История бежит впереди нас

Тень великой и ужасной советской истории служит призмой, через которую мы смотрим на себя и страну
Советская тень зрительно увеличивает мощь российского государства, заставляя его казаться организованнее и сильнее, чем оно есть на самом деле

Один журналист The New York Times на днях назвал перестановки в силовых структурах США «чистками». Другой журналист, знакомый с российской темой, заметил, что если автор использует слово «чистки», то непрямо сравнивает Дональда Трампа с Иосифом Сталиным. Третий, четвертый журналисты и примкнувшие к дискуссии профессора советской истории заспорили о том, похож ли Трамп на Сталина, можно ли называть увольнения «чистками» и «репрессиями», зачем Сталину в СССР нужны были репрессии и каков был их исторический смысл.

Заметим, это американцы обсуждают Трампа, а не русские – Путина. Вот какова магия советской истории. Назови что-нибудь «чисткой» – и выстроится цепочка ассоциаций: вождь, чекисты, ночные аресты, показательные процессы. Они выстраиваются даже у американца. Что же говорить о среднем жителе России, у которого стереотипные ассоциации (скорее, чем знание истории) еще прочнее и богаче.

Конечно, каждый может свободно сравнивать что угодно с чем угодно, но сравнения с советской историей все-таки особая статья. Это не просто исторические параллели, к которым сознание вообще склонно и которые редко бывают полезными. Слова, фразы, цитаты из советского фольклора, из книг, фильмов, речей и постановлений пронизывают повседневную жизнь в России: «лес рубят – щепки летят», «генеральная линия», «архитектурные излишества», «оттепель», «и примкнувший к ним...». Они могут применяться с большей или меньшей иронией, но они живут в языке.

Этот язык и связанные с ним воспоминания и привычки играют какую-то важную роль в восприятии российским обществом самого себя и своих отношений с властью. Тень, которую отбрасывает советская история, окрашивает наше понимание системы власти, роли лидера государства и его решений.

Советская тень зрительно увеличивает мощь российского государства, заставляя его казаться организованнее и сильнее, чем оно есть на самом деле. Государственная медийная политика, конечно, специально поддерживает эти сравнения – фольклорная версия истории СССР исправно служит нынешнему слабому и корыстному правящему сословию. Но работу по превращению России в воображаемый СССР, а Путина – в воображаемого вождя делают и сами люди, из числа которых я себя, например, не исключаю. Это осознается только частично, а возможно, и вовсе не осознается: старые мыслительные привычки достраивают имеющуюся пеструю и непонятную картину до знакомых очертаний. Человеку всегда хочется понятного, а советское – это понятное. Или кажется, что понятное.

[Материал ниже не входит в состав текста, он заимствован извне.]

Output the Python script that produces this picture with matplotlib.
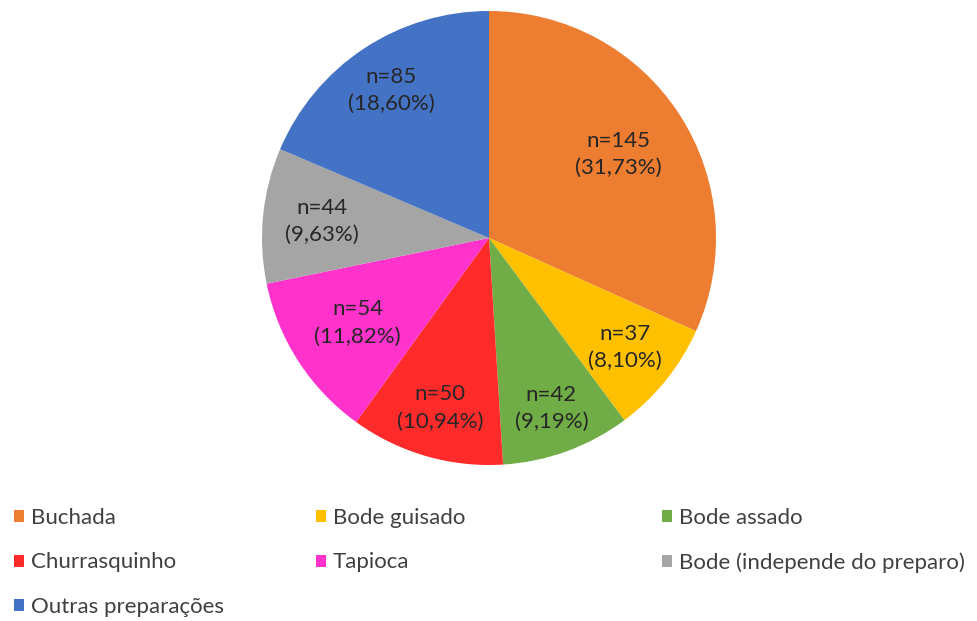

И вот уже есть вождь, есть ближний круг, идеология и политика, которая в сознании становится тем великим Другим, по отношению к которому привычно действует человек в России – подчиняется ему, избегает его или борется с ним. Это не значит, что людей в России не преследуют, что нет произвола властей и сфабрикованных обвинений в судах. Мы это видим каждый день. Нет не сфабрикованных обвинений, а единого обвинителя, единого идеологического центра управления и того большого Другого, Государства с миссией и стратегией. Есть стратегии отдельных игроков, которые не столько рубят лес, сколько пилят доходы от его продажи, прячась в тени великой и ужасной советской истории. Но мы от этой тени не отказываемся. Она служит призмой, через которую мы смотрим на себя и страну. Многие за это воображаемое прошлое держатся, видимо опасаясь увидеть то, что откроется взору, если эту призму убрать.